Government warned that efforts on Afghan women have been 'only a drop in the ocean'
*New campaign launched ahead of Women’s Day
Ahead of International Women’s Day, Amnesty International has launched a new campaign on women’s rights in Afghanistan, with a call on the UK government to “significantly improve” its work in support of Afghan women’s rights and in combating violence against women and girls in the country.
UK ministers are being warned that to date the UK’s work on women’s rights in Afghanistan has so far been “only a drop in the ocean”, and that “time is running out” for the UK to contribute to sustainable improvements in women’s rights in the country.
Amnesty has launched a new petition ( www.amnesty.org.uk/afghanistan ) pressing the International Development Secretary Justine Greening and the Foreign Office Minister Baroness Warsi to ensure that women’s rights and combating violence against women in Afghanistan are properly prioritised across government, with tangible support for things like women’s shelters and the accelerated recruitment and retention of women police officers.
Amnesty International UK Director Kate Allen said:
“Time is running out. The Taleban are waiting and watching, and if they see us soft-pedalling on women’s rights they’ll take this as a signal that neither we nor the Afghan government are actually serious about the issue.
“Up to now the UK’s work on women’s rights in Afghanistan has been only a drop in the ocean and it needs to be significantly improved.
“Justine Greening has said combating violence against women in Afghanistan will become a strategic priority for DfID, which is very good news.
“Now we need to see this prioritisation reflected cross-departmentally and at the highest levels of government, with tangible support for things like women’s shelters and the accelerated recruitment and retention of women police officers.

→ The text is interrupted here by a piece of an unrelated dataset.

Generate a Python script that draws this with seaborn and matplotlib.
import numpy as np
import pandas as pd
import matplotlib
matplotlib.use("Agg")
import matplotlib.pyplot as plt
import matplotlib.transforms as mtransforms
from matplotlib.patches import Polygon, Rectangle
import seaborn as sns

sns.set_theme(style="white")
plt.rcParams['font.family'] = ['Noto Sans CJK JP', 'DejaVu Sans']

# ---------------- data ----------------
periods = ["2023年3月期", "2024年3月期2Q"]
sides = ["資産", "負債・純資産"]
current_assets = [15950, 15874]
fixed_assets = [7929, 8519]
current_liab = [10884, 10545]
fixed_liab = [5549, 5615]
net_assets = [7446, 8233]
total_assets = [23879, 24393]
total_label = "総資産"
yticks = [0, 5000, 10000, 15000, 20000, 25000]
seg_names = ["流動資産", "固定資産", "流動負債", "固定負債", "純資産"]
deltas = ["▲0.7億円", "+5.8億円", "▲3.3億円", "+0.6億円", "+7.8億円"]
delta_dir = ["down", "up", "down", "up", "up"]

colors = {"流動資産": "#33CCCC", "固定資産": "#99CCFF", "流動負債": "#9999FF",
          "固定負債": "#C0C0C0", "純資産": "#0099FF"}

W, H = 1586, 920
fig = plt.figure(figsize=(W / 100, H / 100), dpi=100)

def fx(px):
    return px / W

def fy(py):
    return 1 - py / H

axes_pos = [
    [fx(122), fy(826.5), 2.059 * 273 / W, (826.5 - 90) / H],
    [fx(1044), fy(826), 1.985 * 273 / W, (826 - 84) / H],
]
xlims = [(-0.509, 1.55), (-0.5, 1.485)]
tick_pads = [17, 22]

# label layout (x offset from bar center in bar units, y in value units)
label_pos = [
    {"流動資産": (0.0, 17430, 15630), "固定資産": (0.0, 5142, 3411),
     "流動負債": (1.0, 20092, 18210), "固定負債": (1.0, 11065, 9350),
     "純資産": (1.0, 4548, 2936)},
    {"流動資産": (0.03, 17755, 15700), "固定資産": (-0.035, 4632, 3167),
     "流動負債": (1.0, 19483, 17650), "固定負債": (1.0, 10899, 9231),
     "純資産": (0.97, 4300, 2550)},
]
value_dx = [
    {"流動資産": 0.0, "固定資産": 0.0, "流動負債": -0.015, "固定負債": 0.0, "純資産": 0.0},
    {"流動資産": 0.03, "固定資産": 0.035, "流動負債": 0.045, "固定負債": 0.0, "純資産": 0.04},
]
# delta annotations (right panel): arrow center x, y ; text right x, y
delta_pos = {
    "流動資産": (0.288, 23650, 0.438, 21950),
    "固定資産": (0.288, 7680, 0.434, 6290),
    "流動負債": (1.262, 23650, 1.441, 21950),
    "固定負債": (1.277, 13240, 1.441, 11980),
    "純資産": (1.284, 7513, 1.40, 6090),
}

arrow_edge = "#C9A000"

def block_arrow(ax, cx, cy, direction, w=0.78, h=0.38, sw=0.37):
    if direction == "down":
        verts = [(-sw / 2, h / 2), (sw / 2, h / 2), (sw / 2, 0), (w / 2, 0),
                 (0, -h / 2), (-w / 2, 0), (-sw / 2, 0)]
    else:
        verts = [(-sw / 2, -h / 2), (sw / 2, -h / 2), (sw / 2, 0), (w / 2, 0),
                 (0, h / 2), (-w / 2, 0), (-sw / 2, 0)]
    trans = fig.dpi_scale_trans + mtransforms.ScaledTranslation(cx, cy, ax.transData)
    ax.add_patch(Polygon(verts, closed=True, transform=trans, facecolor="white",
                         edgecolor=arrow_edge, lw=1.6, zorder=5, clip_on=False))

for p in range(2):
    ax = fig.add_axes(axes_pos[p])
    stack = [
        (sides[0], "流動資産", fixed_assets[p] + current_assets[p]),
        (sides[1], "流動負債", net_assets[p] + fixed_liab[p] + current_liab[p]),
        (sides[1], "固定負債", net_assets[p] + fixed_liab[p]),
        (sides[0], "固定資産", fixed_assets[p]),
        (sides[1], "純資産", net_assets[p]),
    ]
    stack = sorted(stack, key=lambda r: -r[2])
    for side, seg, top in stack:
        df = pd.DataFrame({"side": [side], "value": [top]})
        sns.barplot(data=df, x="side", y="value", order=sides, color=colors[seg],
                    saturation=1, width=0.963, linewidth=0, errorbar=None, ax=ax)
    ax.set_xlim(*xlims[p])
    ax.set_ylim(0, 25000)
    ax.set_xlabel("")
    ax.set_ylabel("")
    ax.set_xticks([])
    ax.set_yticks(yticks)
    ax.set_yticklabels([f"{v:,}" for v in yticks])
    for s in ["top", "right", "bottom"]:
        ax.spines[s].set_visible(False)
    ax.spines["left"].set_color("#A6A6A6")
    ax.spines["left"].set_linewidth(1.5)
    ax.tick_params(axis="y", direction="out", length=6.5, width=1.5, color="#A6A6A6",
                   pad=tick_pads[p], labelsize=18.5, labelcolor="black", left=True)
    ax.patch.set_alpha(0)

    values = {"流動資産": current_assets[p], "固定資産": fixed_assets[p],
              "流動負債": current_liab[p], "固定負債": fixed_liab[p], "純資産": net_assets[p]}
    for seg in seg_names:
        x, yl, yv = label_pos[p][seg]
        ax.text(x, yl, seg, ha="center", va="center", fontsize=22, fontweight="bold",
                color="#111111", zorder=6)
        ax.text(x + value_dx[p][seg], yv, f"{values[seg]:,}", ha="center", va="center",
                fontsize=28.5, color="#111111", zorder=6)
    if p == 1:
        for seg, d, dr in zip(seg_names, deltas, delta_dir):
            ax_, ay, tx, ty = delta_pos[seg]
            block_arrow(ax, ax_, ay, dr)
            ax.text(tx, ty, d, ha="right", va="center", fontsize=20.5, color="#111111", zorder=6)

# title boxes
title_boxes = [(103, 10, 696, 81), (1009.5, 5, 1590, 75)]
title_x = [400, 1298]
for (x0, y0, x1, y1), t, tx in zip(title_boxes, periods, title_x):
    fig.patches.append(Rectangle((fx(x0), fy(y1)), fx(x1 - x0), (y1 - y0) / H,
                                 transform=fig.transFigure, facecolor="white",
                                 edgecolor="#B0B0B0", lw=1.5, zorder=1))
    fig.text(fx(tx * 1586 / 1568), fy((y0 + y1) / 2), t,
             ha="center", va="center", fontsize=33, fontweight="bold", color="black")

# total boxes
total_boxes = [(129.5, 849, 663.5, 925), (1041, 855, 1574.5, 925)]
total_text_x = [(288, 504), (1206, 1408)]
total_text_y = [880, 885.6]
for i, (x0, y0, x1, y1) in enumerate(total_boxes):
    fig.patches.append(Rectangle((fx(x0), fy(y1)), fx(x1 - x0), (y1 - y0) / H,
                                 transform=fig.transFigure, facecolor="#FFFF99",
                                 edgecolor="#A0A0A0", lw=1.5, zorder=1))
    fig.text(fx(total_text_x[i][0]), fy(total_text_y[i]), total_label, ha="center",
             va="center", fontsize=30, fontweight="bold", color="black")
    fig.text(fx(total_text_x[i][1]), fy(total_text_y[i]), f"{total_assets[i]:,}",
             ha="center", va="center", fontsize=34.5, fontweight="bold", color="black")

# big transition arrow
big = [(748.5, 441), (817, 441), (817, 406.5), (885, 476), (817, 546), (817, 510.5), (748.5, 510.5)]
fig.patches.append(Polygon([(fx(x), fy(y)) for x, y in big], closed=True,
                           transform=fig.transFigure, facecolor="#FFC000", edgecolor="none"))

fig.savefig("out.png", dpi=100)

“The bottom line is that there can be no peace in Afghanistan without women’s rights.”
Earlier this week Justine Greening announced that tackling violence against women will be made a “country strategic priority” for DfID in Afghanistan after 2015. This followed lobbying from Amnesty and other groups and was strongly welcomed. The change in prioritisation could mean that new funds are made available for projects like women’s shelters in Afghanistan, which currently has only 14 such places of refuge in the whole of the country.
Though the UK government says it is a “staunch supporter” of Afghan women’s rights, little of its recent work in Afghanistan has specifically focused on women’s rights. DfID has been supporting over 100 reconstruction and development projects (with an annual budget of £178m) in Afghanistan, but only two of these have specifically addressed women’s rights, and both of these were completed in 2010.

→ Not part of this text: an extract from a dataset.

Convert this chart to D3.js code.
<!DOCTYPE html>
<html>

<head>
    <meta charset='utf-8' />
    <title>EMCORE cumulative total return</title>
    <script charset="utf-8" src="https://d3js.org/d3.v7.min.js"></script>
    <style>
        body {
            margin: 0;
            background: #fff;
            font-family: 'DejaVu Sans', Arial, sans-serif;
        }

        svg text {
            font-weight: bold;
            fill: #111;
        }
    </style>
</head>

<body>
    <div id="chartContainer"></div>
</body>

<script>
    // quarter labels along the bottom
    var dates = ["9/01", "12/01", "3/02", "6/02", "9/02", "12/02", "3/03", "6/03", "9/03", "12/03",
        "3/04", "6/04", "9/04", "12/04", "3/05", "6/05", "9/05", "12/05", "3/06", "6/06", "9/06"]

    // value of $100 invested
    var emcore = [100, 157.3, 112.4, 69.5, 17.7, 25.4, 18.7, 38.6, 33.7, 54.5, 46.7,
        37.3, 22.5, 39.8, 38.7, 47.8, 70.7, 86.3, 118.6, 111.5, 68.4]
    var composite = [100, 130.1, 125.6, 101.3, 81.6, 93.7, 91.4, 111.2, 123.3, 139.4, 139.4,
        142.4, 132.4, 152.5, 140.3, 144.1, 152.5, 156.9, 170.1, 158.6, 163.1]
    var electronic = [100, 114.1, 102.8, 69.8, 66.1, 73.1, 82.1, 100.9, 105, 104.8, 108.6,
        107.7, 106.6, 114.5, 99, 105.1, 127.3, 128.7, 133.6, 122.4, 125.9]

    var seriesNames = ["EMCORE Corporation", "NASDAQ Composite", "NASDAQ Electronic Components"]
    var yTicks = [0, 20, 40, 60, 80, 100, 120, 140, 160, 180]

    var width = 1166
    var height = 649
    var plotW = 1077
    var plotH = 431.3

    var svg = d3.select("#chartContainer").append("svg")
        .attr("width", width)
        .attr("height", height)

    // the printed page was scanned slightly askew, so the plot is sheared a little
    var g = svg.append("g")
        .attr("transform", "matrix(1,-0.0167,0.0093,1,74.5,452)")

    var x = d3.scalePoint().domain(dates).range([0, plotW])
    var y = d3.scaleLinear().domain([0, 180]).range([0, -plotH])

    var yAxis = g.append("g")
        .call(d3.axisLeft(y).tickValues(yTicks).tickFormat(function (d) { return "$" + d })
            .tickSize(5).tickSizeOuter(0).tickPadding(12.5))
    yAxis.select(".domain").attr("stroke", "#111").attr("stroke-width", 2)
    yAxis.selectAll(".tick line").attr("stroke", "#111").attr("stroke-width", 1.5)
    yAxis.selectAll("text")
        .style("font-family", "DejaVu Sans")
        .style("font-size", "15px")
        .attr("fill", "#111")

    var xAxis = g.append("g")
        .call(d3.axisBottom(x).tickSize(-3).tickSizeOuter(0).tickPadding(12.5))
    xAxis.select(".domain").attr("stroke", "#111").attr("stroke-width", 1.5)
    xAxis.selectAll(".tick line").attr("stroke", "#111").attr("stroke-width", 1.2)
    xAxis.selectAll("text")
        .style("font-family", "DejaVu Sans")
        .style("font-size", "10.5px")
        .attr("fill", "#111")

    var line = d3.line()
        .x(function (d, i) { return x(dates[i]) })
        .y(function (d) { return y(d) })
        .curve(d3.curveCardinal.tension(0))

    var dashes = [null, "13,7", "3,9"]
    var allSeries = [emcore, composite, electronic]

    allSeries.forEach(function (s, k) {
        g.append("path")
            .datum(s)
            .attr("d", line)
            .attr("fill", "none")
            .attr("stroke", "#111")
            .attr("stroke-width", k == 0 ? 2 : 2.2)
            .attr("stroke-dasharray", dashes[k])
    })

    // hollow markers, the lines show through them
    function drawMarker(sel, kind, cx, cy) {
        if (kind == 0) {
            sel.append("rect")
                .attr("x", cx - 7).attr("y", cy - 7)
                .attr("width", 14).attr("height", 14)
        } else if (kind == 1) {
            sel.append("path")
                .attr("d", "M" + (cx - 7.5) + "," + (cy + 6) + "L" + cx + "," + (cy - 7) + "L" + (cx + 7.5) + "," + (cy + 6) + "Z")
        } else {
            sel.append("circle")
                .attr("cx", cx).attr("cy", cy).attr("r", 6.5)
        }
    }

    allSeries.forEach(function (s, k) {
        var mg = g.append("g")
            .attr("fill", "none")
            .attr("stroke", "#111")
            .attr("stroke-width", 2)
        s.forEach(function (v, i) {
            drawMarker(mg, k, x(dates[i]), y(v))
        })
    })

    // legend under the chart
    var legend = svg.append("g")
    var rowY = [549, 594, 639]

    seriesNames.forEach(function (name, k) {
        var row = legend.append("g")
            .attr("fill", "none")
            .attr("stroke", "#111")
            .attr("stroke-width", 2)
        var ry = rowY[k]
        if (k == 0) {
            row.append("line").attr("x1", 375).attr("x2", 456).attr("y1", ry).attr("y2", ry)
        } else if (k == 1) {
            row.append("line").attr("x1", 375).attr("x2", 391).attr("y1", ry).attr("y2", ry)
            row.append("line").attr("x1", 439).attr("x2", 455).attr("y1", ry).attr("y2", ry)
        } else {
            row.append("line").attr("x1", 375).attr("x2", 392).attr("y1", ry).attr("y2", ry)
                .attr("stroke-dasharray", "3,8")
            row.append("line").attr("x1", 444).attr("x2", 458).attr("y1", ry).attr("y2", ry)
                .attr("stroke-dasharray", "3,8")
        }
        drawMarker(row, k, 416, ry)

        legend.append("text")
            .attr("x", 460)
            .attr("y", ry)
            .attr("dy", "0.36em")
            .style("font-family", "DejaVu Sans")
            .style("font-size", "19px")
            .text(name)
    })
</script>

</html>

Afghan women’s groups have called for the UK to provide sustainable funding and support to tackle violence against women, including by backing the Afghan government’s drive to recruit more women police officers. Currently just one 1% of Afghan police officers are women. Meanwhile, many Afghan women’s groups are concerned that women’s rights could be sacrificed in reconciliation talks with the Taleban, a move Amnesty insists the UK must unconditionally resist in all its diplomatic work on the country. For example, women’s groups point to the fact that the Afghan government’s 70-strong High Peace Council, set up to negotiate a possible peace deal with the Taleban, has only nine women in it.
Background:
Since 2001 there have been significant improvements for women and girls in Afghanistan, with new anti-violence laws passed, some 2.4 million girls now enrolled in schools, and women taking an active role in public life (including as MPs, with 27% of MPs in the Afghan parliament women). However there has also been a very large recent upsurge in targeted killings of prominent Afghan women by the Taleban and other armed groups, and schools and schoolteachers - especially girls’ schools - have suffered attacks by anti-education extremists.